The group seems restored and happy to be back promoting and touring with a lot of new stuff to display. As the band ages, they have become more of an abnormality. Look around at the music scene and see how many guitar-bass-and-drum acts are still touring the United States annually and putting out genuinely different albums every few years and still have their core members from the very beginning. Guster is defying the odds. For Gardner, the buildup to Look Alive was a critical point in the arc of the group’s lifespan.

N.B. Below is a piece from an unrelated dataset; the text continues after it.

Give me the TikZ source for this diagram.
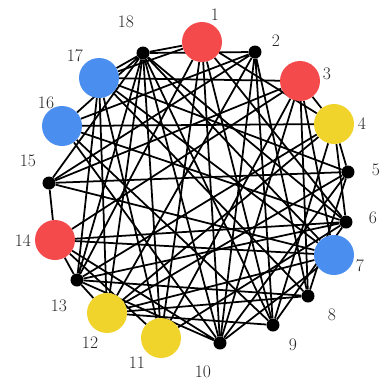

“This round feels more significant than any other,” Gardner says. “All right, 25 years into this thing, we all have kids and we’re all into our 40s. Are we going to keep doing this or not? To me, it felt the most palpable before this record happened. In a weird way, it didn’t put pressure on us. It was a nice, freeing choice.”
Did this band have more to say, more to create? Yes. But Gardner says they originally weren’t even sure what they were making. Would it be a record, or was it time to adjust to a new landscape and just release EPs over digital streaming services?
“It should have felt like a horrible pressure-filled situation,” Gardner reflects. “‘Well, let’s see if we come up with anything good, and if we don’t, we’re over.’ It wasn’t ever said like that, but I feel like there were elements of that. But it didn’t feel like a pressure cooker. It was out of curiosity. ‘Let’s see if we have more in us.’ We exploded with ideas right away, the first session.”
Ironically, a lot of the songs from the first big writing session are not on this LP. Even a song called “Zeno,” which the band figured would be the record’s flagship track, didn’t make the cut. It’s taken on a fatalistic quality, in fact. Miller says trying to complete the song sent him into the first full-blown depression episode of his adult life, and Reynolds was so worn out by trying to flesh out the song that he threw his back and neck out.
“I almost gave myself a heart attack working on lyrics going into it,” Reynolds confesses. “I was a total mess. I let myself totally fall apart. That song destroyed me. It debilitated Ryan. I showed up at the studio in Calgary in a back brace, having spent weeks in chiropractic work and naturopathic body work and massage therapy. I was putting myself into ‘Zeno’ and it didn’t even make the record. I couldn’t crack the code on it.”
The upshot of the “Zeno” setback was an efficient, impassioned, focused run in the studio with Abrahams and Congleton. Rosenworcel reveals that there were some “moments of drama and moments of difficulty,” like how to put the puzzle of the title track together, but the creativity involved here was a special circumstance. It all started in Vail, and things got more interesting as the months crept along.
“I feel like we’re gaming the system here,” Rosenworcel discloses. “If you’re going to get together to write songs, you may as well feel awesome. You may as well be your best self. That was a revelation because you do your best work when you have an open heart, you feel proud and you feel respect for your bandmates. And the relationships are strong. Everyone’s feeling like they want to be there. That’s what was happening this time. I don’t know why bands make worse albums and why bands break up, but I feel like a big part of a band’s success is the relationships and the communication, and everyone feeling like they’re in it for the greater good. That’s what we had this time in the writing and the recording.”
Look Alive is not bizarrely experimental, but it isn’t conventional either. In short, it’s a Guster album. The formula is to always change the formula.